— What is needed —
Exclude images, then output the remaining data verbatim.

+++++

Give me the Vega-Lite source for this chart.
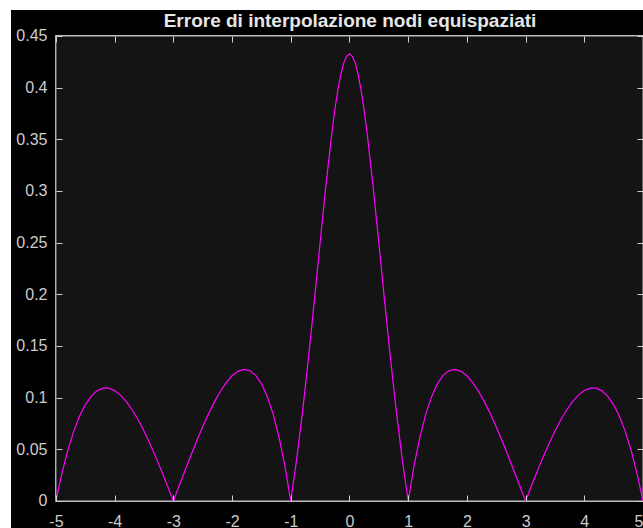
{
  "$schema": "https://vega.github.io/schema/vega-lite/v6.json",
  "autosize": "none",
  "width": 632,
  "height": 518,
  "padding": {"left": 11, "top": 10, "right": 0, "bottom": 0},
  "background": "white",
  "title": {
    "text": "Errore di interpolazione nodi equispaziati",
    "font": "Liberation Sans",
    "fontSize": 19,
    "fontWeight": "bold",
    "color": "#e6e6e6",
    "anchor": "middle",
    "baseline": "alphabetic",
    "offset": -36,
    "dx": 23
  },
  "config": {
    "view": {"fill": "black", "stroke": null},
    "axis": {
      "labelFont": "Liberation Sans",
      "labelFontSize": 16,
      "labelColor": "#cccccc",
      "tickColor": "#d0d0d0",
      "tickSize": 6,
      "tickWidth": 1,
      "grid": false,
      "domain": false,
      "title": null
    }
  },
  "data": {
    "values": [
      {"x": -5.0, "err": 0}, {"x": -4.9, "err": 0.0263}, {"x": -4.8, "err": 0.0485}, {"x": -4.7, "err": 0.0669},
      {"x": -4.6, "err": 0.0817}, {"x": -4.5, "err": 0.0931}, {"x": -4.4, "err": 0.1013}, {"x": -4.3, "err": 0.1066},
      {"x": -4.2, "err": 0.1092}, {"x": -4.1, "err": 0.1092}, {"x": -4.0, "err": 0.1069}, {"x": -3.9, "err": 0.1025},
      {"x": -3.8, "err": 0.0962}, {"x": -3.7, "err": 0.0881}, {"x": -3.6, "err": 0.0786}, {"x": -3.5, "err": 0.0677},
      {"x": -3.4, "err": 0.0556}, {"x": -3.3, "err": 0.0427}, {"x": -3.2, "err": 0.0289}, {"x": -3.1, "err": 0.0147},
      {"x": -3.0, "err": 0}, {"x": -2.9, "err": 0.0148}, {"x": -2.8, "err": 0.0296}, {"x": -2.7, "err": 0.0442},
      {"x": -2.6, "err": 0.0583}, {"x": -2.5, "err": 0.0718}, {"x": -2.4, "err": 0.0844}, {"x": -2.3, "err": 0.0959},
      {"x": -2.2, "err": 0.1060}, {"x": -2.1, "err": 0.1146}, {"x": -2.0, "err": 0.1212}, {"x": -1.9, "err": 0.1255},
      {"x": -1.8, "err": 0.1273}, {"x": -1.7, "err": 0.1262}, {"x": -1.6, "err": 0.1218}, {"x": -1.5, "err": 0.1136},
      {"x": -1.4, "err": 0.1012}, {"x": -1.3, "err": 0.0841}, {"x": -1.2, "err": 0.0618}, {"x": -1.1, "err": 0.0339},
      {"x": -1.0, "err": 0}, {"x": -0.9, "err": 0.0400}, {"x": -0.8, "err": 0.0860}, {"x": -0.7, "err": 0.1373},
      {"x": -0.6, "err": 0.1927}, {"x": -0.5, "err": 0.2499}, {"x": -0.4, "err": 0.3058}, {"x": -0.3, "err": 0.3563},
      {"x": -0.25, "err": 0.3782}, {"x": -0.2, "err": 0.3970}, {"x": -0.15, "err": 0.4122}, {"x": -0.1, "err": 0.4235},
      {"x": -0.05, "err": 0.4304}, {"x": 0.0, "err": 0.4327}, {"x": 0.05, "err": 0.4304}, {"x": 0.1, "err": 0.4235},
      {"x": 0.15, "err": 0.4122}, {"x": 0.2, "err": 0.3970}, {"x": 0.25, "err": 0.3782}, {"x": 0.3, "err": 0.3563},
      {"x": 0.4, "err": 0.3058}, {"x": 0.5, "err": 0.2499}, {"x": 0.6, "err": 0.1927}, {"x": 0.7, "err": 0.1373},
      {"x": 0.8, "err": 0.0860}, {"x": 0.9, "err": 0.0400}, {"x": 1.0, "err": 0}, {"x": 1.1, "err": 0.0339},
      {"x": 1.2, "err": 0.0618}, {"x": 1.3, "err": 0.0841}, {"x": 1.4, "err": 0.1012}, {"x": 1.5, "err": 0.1136},
      {"x": 1.6, "err": 0.1218}, {"x": 1.7, "err": 0.1262}, {"x": 1.8, "err": 0.1273}, {"x": 1.9, "err": 0.1255},
      {"x": 2.0, "err": 0.1212}, {"x": 2.1, "err": 0.1146}, {"x": 2.2, "err": 0.1060}, {"x": 2.3, "err": 0.0959},
      {"x": 2.4, "err": 0.0844}, {"x": 2.5, "err": 0.0718}, {"x": 2.6, "err": 0.0583}, {"x": 2.7, "err": 0.0442},
      {"x": 2.8, "err": 0.0296}, {"x": 2.9, "err": 0.0148}, {"x": 3.0, "err": 0}, {"x": 3.1, "err": 0.0147},
      {"x": 3.2, "err": 0.0289}, {"x": 3.3, "err": 0.0427}, {"x": 3.4, "err": 0.0556}, {"x": 3.5, "err": 0.0677},
      {"x": 3.6, "err": 0.0786}, {"x": 3.7, "err": 0.0881}, {"x": 3.8, "err": 0.0962}, {"x": 3.9, "err": 0.1025},
      {"x": 4.0, "err": 0.1069}, {"x": 4.1, "err": 0.1092}, {"x": 4.2, "err": 0.1092}, {"x": 4.3, "err": 0.1066},
      {"x": 4.4, "err": 0.1013}, {"x": 4.5, "err": 0.0931}, {"x": 4.6, "err": 0.0817}, {"x": 4.7, "err": 0.0669},
      {"x": 4.8, "err": 0.0485}, {"x": 4.9, "err": 0.0263}, {"x": 5.0, "err": 0}
    ]
  },
  "layer": [
    {
      "mark": {"type": "rect", "fill": "#141414", "stroke": "#bdbdbd", "strokeWidth": 1},
      "encoding": {
        "x": {"datum": -5, "type": "quantitative", "scale": {"domain": [-5.765, 5.0], "nice": false, "zero": false},
              "axis": {"orient": "top", "offset": -32, "zindex": 1, "values": [-5, -4, -3, -2, -1, 0, 1, 2, 3, 4, 5], "labels": false}},
        "x2": {"datum": 5},
        "y": {"datum": 0, "type": "quantitative", "scale": {"domain": [-0.02613, 0.47516], "nice": false, "zero": false},
              "axis": {"orient": "right", "offset": -6, "zindex": 1, "values": [0, 0.05, 0.1, 0.15, 0.2, 0.25, 0.3, 0.35, 0.4, 0.45], "labels": false}},
        "y2": {"datum": 0.45}
      }
    },
    {
      "mark": {"type": "line", "color": "#ff00ff", "strokeWidth": 1.2, "interpolate": "linear"},
      "encoding": {
        "x": {"field": "x", "type": "quantitative",
              "axis": {"orient": "bottom", "offset": -33, "zindex": 1, "values": [-5, -4, -3, -2, -1, 0, 1, 2, 3, 4, 5], "labelExpr": "datum.value + ''", "labelPadding": 12}},
        "y": {"field": "err", "type": "quantitative",
              "axis": {"orient": "left", "offset": -51, "zindex": 1, "values": [0, 0.05, 0.1, 0.15, 0.2, 0.25, 0.3, 0.35, 0.4, 0.45], "labelExpr": "datum.value + ''", "labelPadding": 9}}
      }
    }
  ],
  "resolve": {"axis": {"x": "independent", "y": "independent"}}
}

+++++

— Complete output —
Give me the Vega-Lite source for this chart.
{
  "$schema": "https://vega.github.io/schema/vega-lite/v6.json",
  "autosize": "none",
  "width": 632,
  "height": 518,
  "padding": {"left": 11, "top": 10, "right": 0, "bottom": 0},
  "background": "white",
  "title": {
    "text": "Errore di interpolazione nodi equispaziati",
    "font": "Liberation Sans",
    "fontSize": 19,
    "fontWeight": "bold",
    "color": "#e6e6e6",
    "anchor": "middle",
    "baseline": "alphabetic",
    "offset": -36,
    "dx": 23
  },
  "config": {
    "view": {"fill": "black", "stroke": null},
    "axis": {
      "labelFont": "Liberation Sans",
      "labelFontSize": 16,
      "labelColor": "#cccccc",
      "tickColor": "#d0d0d0",
      "tickSize": 6,
      "tickWidth": 1,
      "grid": false,
      "domain": false,
      "title": null
    }
  },
  "data": {
    "values": [
      {"x": -5.0, "err": 0}, {"x": -4.9, "err": 0.0263}, {"x": -4.8, "err": 0.0485}, {"x": -4.7, "err": 0.0669},
      {"x": -4.6, "err": 0.0817}, {"x": -4.5, "err": 0.0931}, {"x": -4.4, "err": 0.1013}, {"x": -4.3, "err": 0.1066},
      {"x": -4.2, "err": 0.1092}, {"x": -4.1, "err": 0.1092}, {"x": -4.0, "err": 0.1069}, {"x": -3.9, "err": 0.1025},
      {"x": -3.8, "err": 0.0962}, {"x": -3.7, "err": 0.0881}, {"x": -3.6, "err": 0.0786}, {"x": -3.5, "err": 0.0677},
      {"x": -3.4, "err": 0.0556}, {"x": -3.3, "err": 0.0427}, {"x": -3.2, "err": 0.0289}, {"x": -3.1, "err": 0.0147},
      {"x": -3.0, "err": 0}, {"x": -2.9, "err": 0.0148}, {"x": -2.8, "err": 0.0296}, {"x": -2.7, "err": 0.0442},
      {"x": -2.6, "err": 0.0583}, {"x": -2.5, "err": 0.0718}, {"x": -2.4, "err": 0.0844}, {"x": -2.3, "err": 0.0959},
      {"x": -2.2, "err": 0.1060}, {"x": -2.1, "err": 0.1146}, {"x": -2.0, "err": 0.1212}, {"x": -1.9, "err": 0.1255},
      {"x": -1.8, "err": 0.1273}, {"x": -1.7, "err": 0.1262}, {"x": -1.6, "err": 0.1218}, {"x": -1.5, "err": 0.1136},
      {"x": -1.4, "err": 0.1012}, {"x": -1.3, "err": 0.0841}, {"x": -1.2, "err": 0.0618}, {"x": -1.1, "err": 0.0339},
      {"x": -1.0, "err": 0}, {"x": -0.9, "err": 0.0400}, {"x": -0.8, "err": 0.0860}, {"x": -0.7, "err": 0.1373},
      {"x": -0.6, "err": 0.1927}, {"x": -0.5, "err": 0.2499}, {"x": -0.4, "err": 0.3058}, {"x": -0.3, "err": 0.3563},
      {"x": -0.25, "err": 0.3782}, {"x": -0.2, "err": 0.3970}, {"x": -0.15, "err": 0.4122}, {"x": -0.1, "err": 0.4235},
      {"x": -0.05, "err": 0.4304}, {"x": 0.0, "err": 0.4327}, {"x": 0.05, "err": 0.4304}, {"x": 0.1, "err": 0.4235},
      {"x": 0.15, "err": 0.4122}, {"x": 0.2, "err": 0.3970}, {"x": 0.25, "err": 0.3782}, {"x": 0.3, "err": 0.3563},
      {"x": 0.4, "err": 0.3058}, {"x": 0.5, "err": 0.2499}, {"x": 0.6, "err": 0.1927}, {"x": 0.7, "err": 0.1373},
      {"x": 0.8, "err": 0.0860}, {"x": 0.9, "err": 0.0400}, {"x": 1.0, "err": 0}, {"x": 1.1, "err": 0.0339},
      {"x": 1.2, "err": 0.0618}, {"x": 1.3, "err": 0.0841}, {"x": 1.4, "err": 0.1012}, {"x": 1.5, "err": 0.1136},
      {"x": 1.6, "err": 0.1218}, {"x": 1.7, "err": 0.1262}, {"x": 1.8, "err": 0.1273}, {"x": 1.9, "err": 0.1255},
      {"x": 2.0, "err": 0.1212}, {"x": 2.1, "err": 0.1146}, {"x": 2.2, "err": 0.1060}, {"x": 2.3, "err": 0.0959},
      {"x": 2.4, "err": 0.0844}, {"x": 2.5, "err": 0.0718}, {"x": 2.6, "err": 0.0583}, {"x": 2.7, "err": 0.0442},
      {"x": 2.8, "err": 0.0296}, {"x": 2.9, "err": 0.0148}, {"x": 3.0, "err": 0}, {"x": 3.1, "err": 0.0147},
      {"x": 3.2, "err": 0.0289}, {"x": 3.3, "err": 0.0427}, {"x": 3.4, "err": 0.0556}, {"x": 3.5, "err": 0.0677},
      {"x": 3.6, "err": 0.0786}, {"x": 3.7, "err": 0.0881}, {"x": 3.8, "err": 0.0962}, {"x": 3.9, "err": 0.1025},
      {"x": 4.0, "err": 0.1069}, {"x": 4.1, "err": 0.1092}, {"x": 4.2, "err": 0.1092}, {"x": 4.3, "err": 0.1066},
      {"x": 4.4, "err": 0.1013}, {"x": 4.5, "err": 0.0931}, {"x": 4.6, "err": 0.0817}, {"x": 4.7, "err": 0.0669},
      {"x": 4.8, "err": 0.0485}, {"x": 4.9, "err": 0.0263}, {"x": 5.0, "err": 0}
    ]
  },
  "layer": [
    {
      "mark": {"type": "rect", "fill": "#141414", "stroke": "#bdbdbd", "strokeWidth": 1},
      "encoding": {
        "x": {"datum": -5, "type": "quantitative", "scale": {"domain": [-5.765, 5.0], "nice": false, "zero": false},
              "axis": {"orient": "top", "offset": -32, "zindex": 1, "values": [-5, -4, -3, -2, -1, 0, 1, 2, 3, 4, 5], "labels": false}},
        "x2": {"datum": 5},
        "y": {"datum": 0, "type": "quantitative", "scale": {"domain": [-0.02613, 0.47516], "nice": false, "zero": false},
              "axis": {"orient": "right", "offset": -6, "zindex": 1, "values": [0, 0.05, 0.1, 0.15, 0.2, 0.25, 0.3, 0.35, 0.4, 0.45], "labels": false}},
        "y2": {"datum": 0.45}
      }
    },
    {
      "mark": {"type": "line", "color": "#ff00ff", "strokeWidth": 1.2, "interpolate": "linear"},
      "encoding": {
        "x": {"field": "x", "type": "quantitative",
              "axis": {"orient": "bottom", "offset": -33, "zindex": 1, "values": [-5, -4, -3, -2, -1, 0, 1, 2, 3, 4, 5], "labelExpr": "datum.value + ''", "labelPadding": 12}},
        "y": {"field": "err", "type": "quantitative",
              "axis": {"orient": "left", "offset": -51, "zindex": 1, "values": [0, 0.05, 0.1, 0.15, 0.2, 0.25, 0.3, 0.35, 0.4, 0.45], "labelExpr": "datum.value + ''", "labelPadding": 9}}
      }
    }
  ],
  "resolve": {"axis": {"x": "independent", "y": "independent"}}
}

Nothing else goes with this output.